Time is God’s construct. Like matter and energy of the material world, time is needed to give direction and causality to those properties, and is therefore part of His creation.
And God said, ‘Let there be lights in the expanse of the heavens to separate the day from the night. And let them be for signs and for seasons, and for days and years,and let them be lights in the expanse of the heavens to give light upon the earth.’ (ibid 1:14-15)
A year is defined by the rotation of earth around the sun, a month by the moon around the earth and a day by the earth spinning once on its axis – it should be noted that a week, a period of seven days is decreed only by God’s word and is not phenomenal (adoption by the world of the seven day week is an unconscious acknowledgement to God.)
In the Bible periods of time are always expressed accurately, in actuality and not symbolically. The Israelites wandered the Sinai for forty years; Abijah ruled Judah for three years, while his son, Asa, died in the forty-first year of his reign and his son, Jehoshaphat, was enthroned twenty-five years. Time spans are even given in months and days, for example Jehoiachin ruled for just three months and ten days in Jerusalem – see 2 Chronicles for these kings’ supremacy. Thus, time and time-lines are historical.
And when it comes to future events, such as the Millennial Kingdom, there is no reason to doubt that the thousand years duration is other than exactly portrayed in Revelation 20.
So, what of the creation week? Is a day a twenty-four-hour period (the hour being a human invention)? Or is it 2 billion years as some interpreters suggest in order to combine worldly thinking understanding with Biblical truth.
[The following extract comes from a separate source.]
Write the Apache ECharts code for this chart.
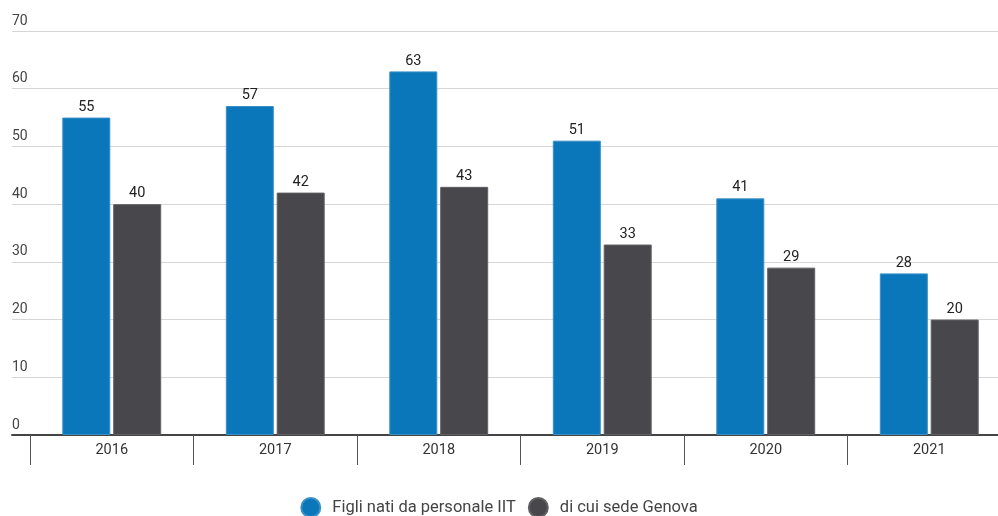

The following observations can be made:
- God declares the first day before the sun and moon are created, which happens in the fourth day; therefore, a sidereal day has not been established.
- For God, eternal and so existing out of time, a moment on earth is as nothing. As Peter tells any doubters:
But do not overlook this one fact…that with the Lord one day is as a thousand years, and a thousand years as one day. (2 Peter 3:8).
- There are other places in the Bible that ‘Day’ is used to cover a longer time-span, take the Day of the Lord:
‘Therefore wait for me,’ declares the Lord,
‘for the day (yom) when I rise up to seize the prey.
For my decision is to gather nations,
to assemble kingdoms,
to pour out upon them my indignation,
all my burning anger;
for in the fire of my jealousy
all the earth shall be consumed…’ (Zephaniah 3:8)
The programme of events that fall within the Day (Yom) of the Lord begin with the return of Christ in glory, earthly judgment and a purging of heaven through to the establishment of the new creation, broadly covered in Isaiah chapters 61 (where Jesus leaves unspoken 61:2b in the synagogue in Nazareth – Luke 4:18) onwards and is called a year.
Echoing the imagery of Revelation 12:2, but personifying Jerusalem to represent Israel:
Before she was in labour
she gave birth;
before her pain came upon her
she delivered a son.
Who has heard such a thing?
Who has seen such things?
Shall a land be born in one day?
Shall a nation be brought forth in one moment? (Isaiah 66:7-8)
To return then to the creation week, there is no reason to believe that duration is represented figuratively; the issue is only that a ‘day’ may defined as God determines.